Problem: Below are records to repeat exactly. Omit the pictures from the copy.

Input for this task:
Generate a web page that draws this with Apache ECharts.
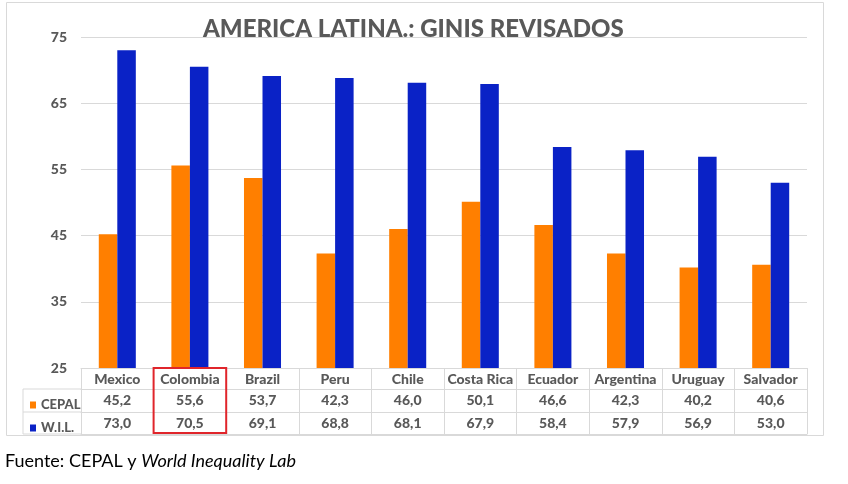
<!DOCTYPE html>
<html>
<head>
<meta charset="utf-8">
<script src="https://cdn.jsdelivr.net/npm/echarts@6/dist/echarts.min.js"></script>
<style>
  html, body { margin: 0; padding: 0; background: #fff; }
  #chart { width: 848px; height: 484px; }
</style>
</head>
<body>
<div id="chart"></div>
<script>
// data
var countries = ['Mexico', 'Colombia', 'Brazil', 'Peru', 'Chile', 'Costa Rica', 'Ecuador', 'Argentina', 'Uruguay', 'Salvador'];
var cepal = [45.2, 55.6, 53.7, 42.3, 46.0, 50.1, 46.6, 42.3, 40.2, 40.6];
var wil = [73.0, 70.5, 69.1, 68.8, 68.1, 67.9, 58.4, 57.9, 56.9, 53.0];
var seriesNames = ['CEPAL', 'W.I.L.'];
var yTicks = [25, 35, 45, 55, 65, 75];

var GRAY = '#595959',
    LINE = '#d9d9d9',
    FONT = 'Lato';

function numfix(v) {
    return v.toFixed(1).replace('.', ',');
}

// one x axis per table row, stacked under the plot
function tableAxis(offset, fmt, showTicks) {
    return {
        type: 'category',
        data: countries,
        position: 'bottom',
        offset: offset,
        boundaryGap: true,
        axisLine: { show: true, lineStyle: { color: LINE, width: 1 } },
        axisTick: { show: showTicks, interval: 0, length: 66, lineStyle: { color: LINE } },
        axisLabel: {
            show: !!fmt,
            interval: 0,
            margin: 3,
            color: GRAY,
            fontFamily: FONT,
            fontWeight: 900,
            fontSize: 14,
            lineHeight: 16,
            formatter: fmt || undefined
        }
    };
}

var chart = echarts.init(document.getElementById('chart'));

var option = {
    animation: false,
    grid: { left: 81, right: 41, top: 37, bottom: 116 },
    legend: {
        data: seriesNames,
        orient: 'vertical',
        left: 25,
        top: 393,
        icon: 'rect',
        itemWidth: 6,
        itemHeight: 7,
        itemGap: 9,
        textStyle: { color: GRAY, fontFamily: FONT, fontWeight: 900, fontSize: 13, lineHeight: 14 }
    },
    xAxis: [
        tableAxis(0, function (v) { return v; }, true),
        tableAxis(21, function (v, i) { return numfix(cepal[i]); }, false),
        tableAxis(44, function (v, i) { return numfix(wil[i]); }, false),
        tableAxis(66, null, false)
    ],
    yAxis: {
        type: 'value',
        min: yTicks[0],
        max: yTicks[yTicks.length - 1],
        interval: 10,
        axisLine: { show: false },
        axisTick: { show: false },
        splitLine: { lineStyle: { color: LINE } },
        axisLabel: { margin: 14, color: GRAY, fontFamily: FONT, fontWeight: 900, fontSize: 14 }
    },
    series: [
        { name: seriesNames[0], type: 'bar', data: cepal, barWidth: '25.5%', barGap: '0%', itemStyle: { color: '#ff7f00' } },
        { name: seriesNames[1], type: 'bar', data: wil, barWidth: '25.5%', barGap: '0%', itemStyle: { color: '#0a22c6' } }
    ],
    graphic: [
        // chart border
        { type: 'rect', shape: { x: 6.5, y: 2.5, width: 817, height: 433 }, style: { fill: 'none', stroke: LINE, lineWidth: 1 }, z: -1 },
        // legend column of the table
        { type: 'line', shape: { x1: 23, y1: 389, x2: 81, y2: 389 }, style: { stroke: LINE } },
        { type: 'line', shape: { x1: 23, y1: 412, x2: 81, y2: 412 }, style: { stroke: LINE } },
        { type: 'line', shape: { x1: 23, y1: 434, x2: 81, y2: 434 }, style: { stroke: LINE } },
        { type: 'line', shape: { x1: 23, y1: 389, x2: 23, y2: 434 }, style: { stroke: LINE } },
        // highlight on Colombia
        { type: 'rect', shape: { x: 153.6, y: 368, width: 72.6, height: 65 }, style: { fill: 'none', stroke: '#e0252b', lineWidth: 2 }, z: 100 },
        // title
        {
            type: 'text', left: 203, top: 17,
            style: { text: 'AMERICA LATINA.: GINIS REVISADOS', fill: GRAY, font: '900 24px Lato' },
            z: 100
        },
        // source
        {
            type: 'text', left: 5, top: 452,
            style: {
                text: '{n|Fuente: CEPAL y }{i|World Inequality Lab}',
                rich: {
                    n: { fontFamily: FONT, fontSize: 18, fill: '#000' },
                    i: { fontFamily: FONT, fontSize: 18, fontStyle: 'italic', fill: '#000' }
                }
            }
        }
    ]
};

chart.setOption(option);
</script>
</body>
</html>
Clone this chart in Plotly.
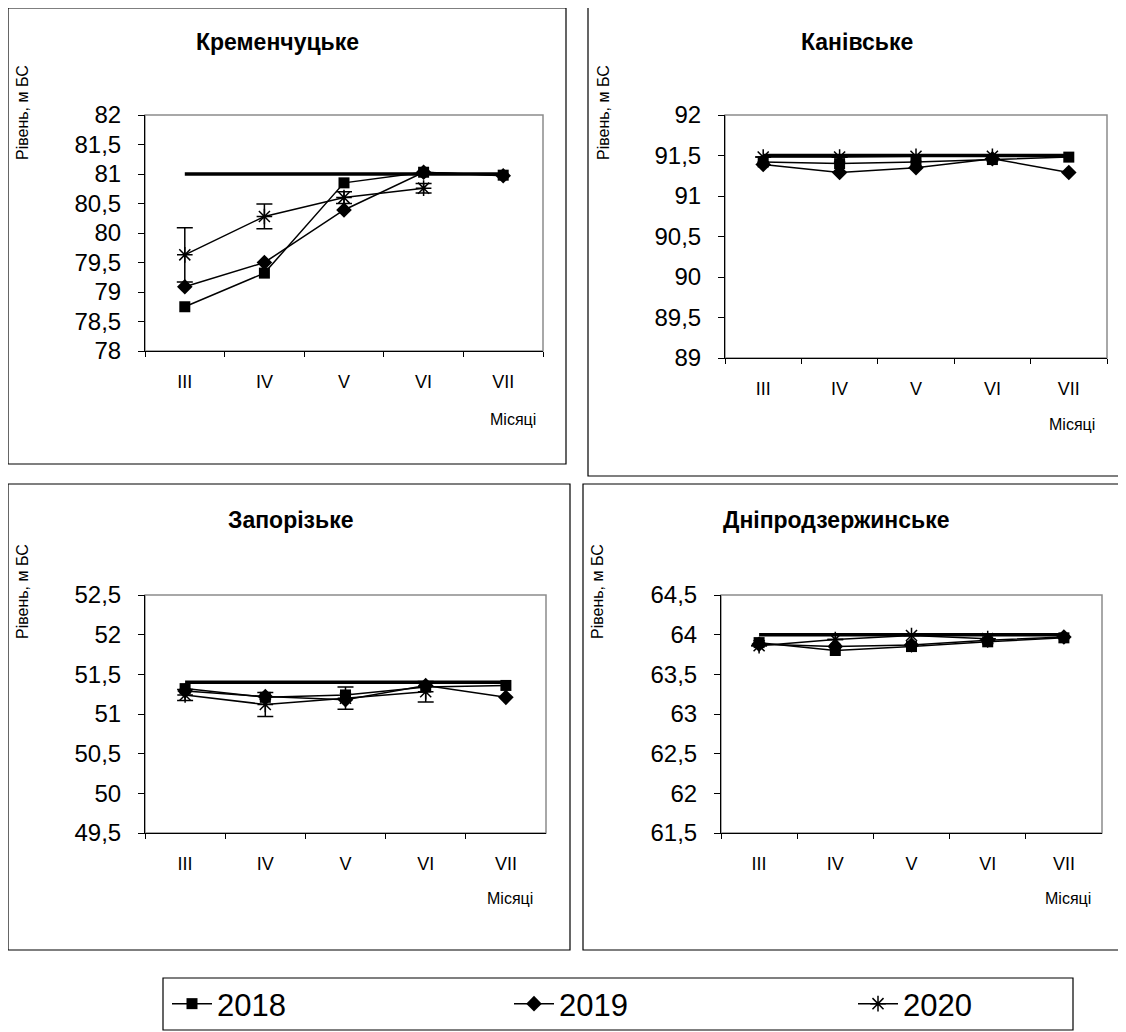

Exercise response:
Generate a web page that draws this with Apache ECharts.
<!DOCTYPE html>
<html>
<head>
<meta charset="utf-8">
<script src="https://cdn.jsdelivr.net/npm/echarts@6/dist/echarts.min.js"></script>
<style>
  html, body { margin: 0; padding: 0; background: #fff; }
  #chart { width: 848px; height: 484px; }
</style>
</head>
<body>
<div id="chart"></div>
<script>
// data
var countries = ['Mexico', 'Colombia', 'Brazil', 'Peru', 'Chile', 'Costa Rica', 'Ecuador', 'Argentina', 'Uruguay', 'Salvador'];
var cepal = [45.2, 55.6, 53.7, 42.3, 46.0, 50.1, 46.6, 42.3, 40.2, 40.6];
var wil = [73.0, 70.5, 69.1, 68.8, 68.1, 67.9, 58.4, 57.9, 56.9, 53.0];
var seriesNames = ['CEPAL', 'W.I.L.'];
var yTicks = [25, 35, 45, 55, 65, 75];

var GRAY = '#595959',
    LINE = '#d9d9d9',
    FONT = 'Lato';

function numfix(v) {
    return v.toFixed(1).replace('.', ',');
}

// one x axis per table row, stacked under the plot
function tableAxis(offset, fmt, showTicks) {
    return {
        type: 'category',
        data: countries,
        position: 'bottom',
        offset: offset,
        boundaryGap: true,
        axisLine: { show: true, lineStyle: { color: LINE, width: 1 } },
        axisTick: { show: showTicks, interval: 0, length: 66, lineStyle: { color: LINE } },
        axisLabel: {
            show: !!fmt,
            interval: 0,
            margin: 3,
            color: GRAY,
            fontFamily: FONT,
            fontWeight: 900,
            fontSize: 14,
            lineHeight: 16,
            formatter: fmt || undefined
        }
    };
}

var chart = echarts.init(document.getElementById('chart'));

var option = {
    animation: false,
    grid: { left: 81, right: 41, top: 37, bottom: 116 },
    legend: {
        data: seriesNames,
        orient: 'vertical',
        left: 25,
        top: 393,
        icon: 'rect',
        itemWidth: 6,
        itemHeight: 7,
        itemGap: 9,
        textStyle: { color: GRAY, fontFamily: FONT, fontWeight: 900, fontSize: 13, lineHeight: 14 }
    },
    xAxis: [
        tableAxis(0, function (v) { return v; }, true),
        tableAxis(21, function (v, i) { return numfix(cepal[i]); }, false),
        tableAxis(44, function (v, i) { return numfix(wil[i]); }, false),
        tableAxis(66, null, false)
    ],
    yAxis: {
        type: 'value',
        min: yTicks[0],
        max: yTicks[yTicks.length - 1],
        interval: 10,
        axisLine: { show: false },
        axisTick: { show: false },
        splitLine: { lineStyle: { color: LINE } },
        axisLabel: { margin: 14, color: GRAY, fontFamily: FONT, fontWeight: 900, fontSize: 14 }
    },
    series: [
        { name: seriesNames[0], type: 'bar', data: cepal, barWidth: '25.5%', barGap: '0%', itemStyle: { color: '#ff7f00' } },
        { name: seriesNames[1], type: 'bar', data: wil, barWidth: '25.5%', barGap: '0%', itemStyle: { color: '#0a22c6' } }
    ],
    graphic: [
        // chart border
        { type: 'rect', shape: { x: 6.5, y: 2.5, width: 817, height: 433 }, style: { fill: 'none', stroke: LINE, lineWidth: 1 }, z: -1 },
        // legend column of the table
        { type: 'line', shape: { x1: 23, y1: 389, x2: 81, y2: 389 }, style: { stroke: LINE } },
        { type: 'line', shape: { x1: 23, y1: 412, x2: 81, y2: 412 }, style: { stroke: LINE } },
        { type: 'line', shape: { x1: 23, y1: 434, x2: 81, y2: 434 }, style: { stroke: LINE } },
        { type: 'line', shape: { x1: 23, y1: 389, x2: 23, y2: 434 }, style: { stroke: LINE } },
        // highlight on Colombia
        { type: 'rect', shape: { x: 153.6, y: 368, width: 72.6, height: 65 }, style: { fill: 'none', stroke: '#e0252b', lineWidth: 2 }, z: 100 },
        // title
        {
            type: 'text', left: 203, top: 17,
            style: { text: 'AMERICA LATINA.: GINIS REVISADOS', fill: GRAY, font: '900 24px Lato' },
            z: 100
        },
        // source
        {
            type: 'text', left: 5, top: 452,
            style: {
                text: '{n|Fuente: CEPAL y }{i|World Inequality Lab}',
                rich: {
                    n: { fontFamily: FONT, fontSize: 18, fill: '#000' },
                    i: { fontFamily: FONT, fontSize: 18, fontStyle: 'italic', fill: '#000' }
                }
            }
        }
    ]
};

chart.setOption(option);
</script>
</body>
</html>
Clone this chart in Plotly.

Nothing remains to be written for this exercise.